Steven Boykey Sidley is a Professor at JBS, University of Johannesburg, and the co-author of Beyond Bitcoin: Decentralised Finance and the End of Banks (with Simon Dingle).

Probably the most stupid headline in recent newspaper memory came from a well-known South African newspaper last week. It said “China gifts R370bn to SA”. Oh really? Like a gift of friendship? A birthday perhaps? A reward for a job well done? Let’s not quibble with the warping of the noun “gift” into a verb, but let’s call this what this is. It is an unbreakable set of handcuffs and concrete boots, negotiated by a rich superpower smarter, more wily, more experienced and more Machiavellian than our amateurs could ever imagine as they flew back with the illusion of win-win in their eyes.

Consider this. Sri Lanka was recently forced to cede an entire port, Hambantota, to the Chinese. The Chinese built this port, using their own construction companies and labour. Think about that. They loaned Sri Lanka money. Sri Lanka handed the money back to the Chinese to build the port. Then Sri Lanka defaulted though mismanagement and now China owns the port — and a strategic commercial and naval asset. It cost them, well, essentially nothing.

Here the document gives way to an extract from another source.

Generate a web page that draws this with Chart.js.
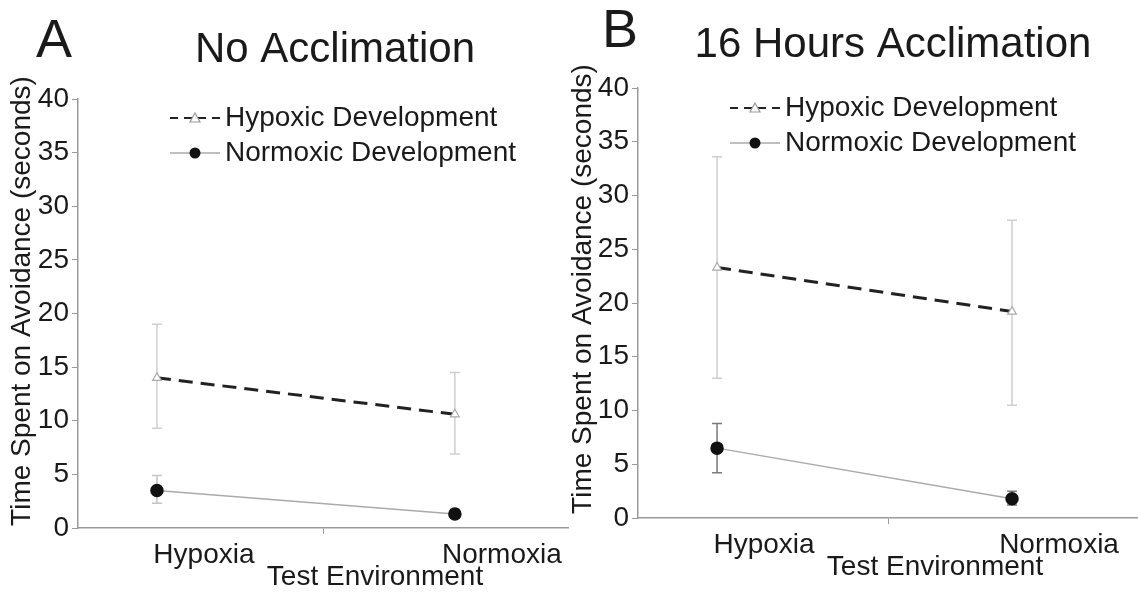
<!DOCTYPE html>
<html>
<head>
<meta charset="utf-8">
<script src="https://cdn.jsdelivr.net/npm/chart.js"></script>
<style>
  body { margin: 0; background: #fff; }
  #wrap { position: relative; width: 1138px; height: 592px; }
  canvas { position: absolute; top: 0; }
  #chartA { left: 0; }
  #chartB { left: 569px; }
</style>
</head>
<body>
<div id="wrap">
  <canvas id="chartA" width="569" height="592"></canvas>
  <canvas id="chartB" width="569" height="592"></canvas>
</div>
<script>
const categories = ['Hypoxia', 'Normoxia'];
const seriesNames = ['Hypoxic Development', 'Normoxic Development'];
const yTicks = { min: 0, max: 40, step: 5 };
const yTitle = 'Time Spent on Avoidance (seconds)';
const xTitle = 'Test Environment';

// panel A: no acclimation
const hypoxicA = [14.0, 10.6];
const hypoxicLowA = [9.3, 6.9];
const hypoxicHighA = [19.0, 14.5];
const normoxicA = [3.5, 1.3];
const normoxicLowA = [2.3, 0.9];
const normoxicHighA = [4.9, 1.8];

// panel B: 16 hours acclimation
const hypoxicB = [23.3, 19.2];
const hypoxicLowB = [13.0, 10.5];
const hypoxicHighB = [33.6, 27.7];
const normoxicB = [6.5, 1.8];
const normoxicLowB = [4.2, 1.2];
const normoxicHighB = [8.8, 2.5];

const FONT = '"Liberation Sans", Arial, sans-serif';
const TEXT = '#1a1a1a';
const AXIS = '#9a9a9a';

function toPoints(values) {
  return values.map((v, i) => ({ x: i + 1, y: v }));
}

// error bars, drawn behind the lines
const errorBars = {
  id: 'errorBars',
  beforeDatasetsDraw(chart) {
    const { ctx, scales: { x, y } } = chart;
    ctx.save();
    chart.data.datasets.forEach(ds => {
      ctx.strokeStyle = ds.errColor;
      ctx.lineWidth = 1.5;
      ds.low.forEach((lo, i) => {
        const px = x.getPixelForValue(i + 1);
        const y0 = y.getPixelForValue(lo);
        const y1 = y.getPixelForValue(ds.high[i]);
        ctx.beginPath();
        ctx.moveTo(px, y0); ctx.lineTo(px, y1);
        ctx.moveTo(px - 5, y0); ctx.lineTo(px + 5, y0);
        ctx.moveTo(px - 5, y1); ctx.lineTo(px + 5, y1);
        ctx.stroke();
      });
    });
    ctx.restore();
  }
};

// letter, heading, axis titles and the legend inside the plot
const panelText = {
  id: 'panelText',
  afterDraw(chart, args, o) {
    const { ctx, chartArea: a } = chart;
    ctx.save();
    ctx.fillStyle = TEXT;
    ctx.textBaseline = 'alphabetic';
    ctx.textAlign = 'left';
    ctx.font = `54px ${FONT}`;
    ctx.fillText(o.letter, o.letterX, o.letterY);
    ctx.textAlign = 'center';
    ctx.font = `42px ${FONT}`;
    ctx.fillText(o.heading, o.headingX, o.headingY);
    ctx.font = `28px ${FONT}`;
    ctx.fillText(xTitle, o.xTitleX, o.xTitleY);

    // legend
    const sx = a.left + 92, ex = a.left + 142, mx = a.left + 117, tx = a.left + 147;
    const rows = [a.top + o.legendTop, a.top + o.legendTop + 35];
    ctx.textAlign = 'left';
    ctx.textBaseline = 'middle';
    // hypoxic: dashed line with open triangle
    ctx.strokeStyle = '#222';
    ctx.lineWidth = 2;
    ctx.setLineDash([8, 6]);
    ctx.beginPath(); ctx.moveTo(sx, rows[0]); ctx.lineTo(ex, rows[0]); ctx.stroke();
    ctx.setLineDash([]);
    ctx.fillStyle = '#fff';
    ctx.strokeStyle = '#999';
    ctx.lineWidth = 1.2;
    ctx.beginPath();
    ctx.moveTo(mx, rows[0] - 5); ctx.lineTo(mx + 5, rows[0] + 4); ctx.lineTo(mx - 5, rows[0] + 4);
    ctx.closePath(); ctx.fill(); ctx.stroke();
    // normoxic: grey line with black dot
    ctx.strokeStyle = '#aaa';
    ctx.lineWidth = 1.5;
    ctx.beginPath(); ctx.moveTo(sx, rows[1]); ctx.lineTo(ex, rows[1]); ctx.stroke();
    ctx.fillStyle = '#111';
    ctx.beginPath(); ctx.arc(mx, rows[1], 5.5, 0, Math.PI * 2); ctx.fill();
    ctx.fillStyle = TEXT;
    ctx.font = `28px ${FONT}`;
    seriesNames.forEach((name, i) => ctx.fillText(name, tx, rows[i]));

    // y title
    ctx.translate(o.yTitleX, o.yTitleY);
    ctx.rotate(-Math.PI / 2);
    ctx.textAlign = 'center';
    ctx.fillText(yTitle, 0, 0);
    ctx.restore();
  }
};

function makePanel(id, p) {
  const mid = (p.xMin + p.xMax) / 2;
  return new Chart(document.getElementById(id), {
    type: 'line',
    data: {
      datasets: [
        {
          label: seriesNames[0],
          data: toPoints(p.hyp),
          low: p.hypLow, high: p.hypHigh, errColor: '#cfcfcf',
          borderColor: '#222',
          borderWidth: 3,
          borderDash: [14, 8],
          pointStyle: 'triangle',
          pointRadius: 5,
          pointBorderColor: '#aaa',
          pointBackgroundColor: '#fff',
          pointBorderWidth: 1.2,
        },
        {
          label: seriesNames[1],
          data: toPoints(p.nor),
          low: p.norLow, high: p.norHigh, errColor: p.norErrColor,
          borderColor: '#aaa',
          borderWidth: 1.5,
          pointStyle: 'circle',
          pointRadius: 6,
          pointBorderColor: '#111',
          pointBackgroundColor: '#111',
        },
      ],
    },
    options: {
      responsive: false,
      animation: false,
      layout: { autoPadding: false, padding: { top: p.top, left: 0, right: 0, bottom: 0 } },
      plugins: {
        legend: { display: false },
        tooltip: { enabled: false },
        panelText: p.text,
      },
      scales: {
        x: {
          type: 'linear',
          min: p.xMin,
          max: p.xMax,
          afterFit: s => { s.height = p.xHeight; s.paddingLeft = 0; s.paddingRight = 0; },
          afterBuildTicks: s => { s.ticks = [1, mid, 2].map(v => ({ value: v })); },
          border: { display: true, color: AXIS, width: 1.5 },
          grid: {
            drawOnChartArea: false,
            tickLength: 6,
            tickColor: c => (c.tick && c.tick.value === mid ? AXIS : 'rgba(0,0,0,0)'),
          },
          ticks: {
            autoSkip: false,
            maxRotation: 0,
            padding: 4,
            labelOffset: 47,
            color: TEXT,
            font: { family: FONT, size: 28 },
            callback: v => (Number.isInteger(v) ? categories[v - 1] : ''),
          },
        },
        y: {
          min: yTicks.min,
          max: yTicks.max,
          afterFit: s => { s.width = p.yWidth; },
          border: { display: true, color: AXIS, width: 1.5 },
          grid: { drawOnChartArea: false, tickLength: 6, tickColor: AXIS },
          ticks: {
            stepSize: yTicks.step,
            padding: 3,
            color: TEXT,
            font: { family: FONT, size: 28 },
          },
        },
      },
    },
    plugins: [errorBars, panelText],
  });
}

makePanel('chartA', {
  hyp: hypoxicA, hypLow: hypoxicLowA, hypHigh: hypoxicHighA,
  nor: normoxicA, norLow: normoxicLowA, norHigh: normoxicHighA,
  norErrColor: '#c4c4c4',
  top: 99, xHeight: 64, yWidth: 78, xMin: 0.735, xMax: 2.383,
  text: {
    letter: 'A', letterX: 36, letterY: 57,
    heading: 'No Acclimation', headingX: 335, headingY: 62,
    xTitleX: 375, xTitleY: 585,
    yTitleX: 22, yTitleY: 301,
    legendTop: 19,
  },
});

makePanel('chartB', {
  hyp: hypoxicB, hypLow: hypoxicLowB, hypHigh: hypoxicHighB,
  nor: normoxicB, norLow: normoxicLowB, norHigh: normoxicHighB,
  norErrColor: '#7a7a7a',
  top: 88, xHeight: 74, yWidth: 69, xMin: 0.732, xMax: 2.427,
  text: {
    letter: 'B', letterX: 33, letterY: 47,
    heading: '16 Hours Acclimation', headingX: 324, headingY: 57,
    xTitleX: 366, xTitleY: 575,
    yTitleX: 14, yTitleY: 289,
    legendTop: 20,
  },
});
</script>
</body>
</html>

Consider this. Zambia is now in default on multiple Chinese-funded projects. And so it is now likely that China will take control of… Kenneth Kaunda International Airport. A strategic geopolitical asset. Not to mention that 60% of the Zambian Broadcasting Corporation now in Chinese hands.

Oh, and Ghana. And Nigeria. And Kenya. A tripling of loan capital from China to Africa since 2016, under terms that are entirely opaque, even aggressively hidden.

But let the other countries stew in their own financial naiveté. Let’s talk about South Africa. There are a number of blinding red flags (aside from the Chinese flag) waving urgently above this deal.

The first red flag is that our government will not allow Parliament (and by extension us) to review the terms of the deal, spouting the same sort of hogwash that they did in the Chinese loan to Eskom recently, namely that releasing details would somehow prejudice competitive negotiation leverage for our state power utility. This is utter nonsense and a terrible start to the supposed Ramaphosa era of transparency. It is simple — we the citizens are considered too stupid (or too clever) to analyse the details of the loan. So they are obfuscated and spun.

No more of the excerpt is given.